Beauty in science started with the Pythagoreans,and Plato,

ἀεὶ ὁ θεὸς γεωμετρεῖ "God always geometrizes"

gives the sense that symmetries and patterns found in geometry reflect a holy wisdom.

Beauty is the distillation of our pattern recognition abilities. There is a personal bias, a societal bias, but beauty in science is often connected with mathematics which is a universal language.

In the beauty of a theory symmetries play a large role as well as mathematical economy: parsimony of variables and parameters, a nesting of concepts too. A large factor in the sense of beauty is the ability with few formulas and parameters to describe physical observations.
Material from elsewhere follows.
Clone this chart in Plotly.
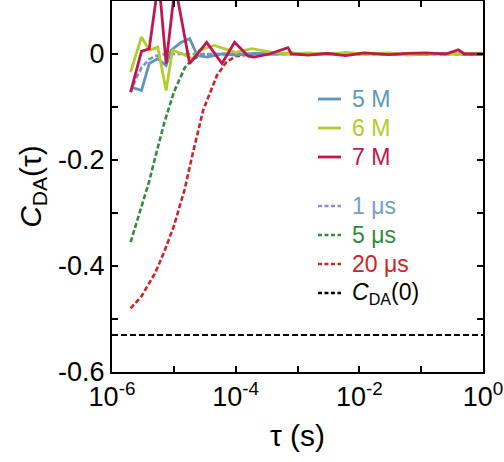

I have always thought that the Theory Of Everything will be very beautiful:

X=0

The problem is reduced to finding a mathematically beautiful X.

-
symmetries and patterns found in geometry reflect a holy wisdom. I am not too sure how does General Relativity come to that? –  Graviton Jun 15 '12 at 11:48
But for me, general relativity is an ultimate geometry of space encapsulated in a compact mathematical formula. It also encloses Neutonian physics in the limit. Beautiful. Holy wisdom in the sense of bringing wonder. –  anna v Jun 15 '12 at 12:56

read Roger penrose's The Emperor's new mind.It is a wonderful book and discusses in details some related issues about a physical theory especially chapter-5. However I think that the beauty can only be perceived not explained. I dont know why you said that " A lot of physicists would have agreed that General Relativity is a beautiful theory......" .The same can be said about Quantum mechanics! am I right?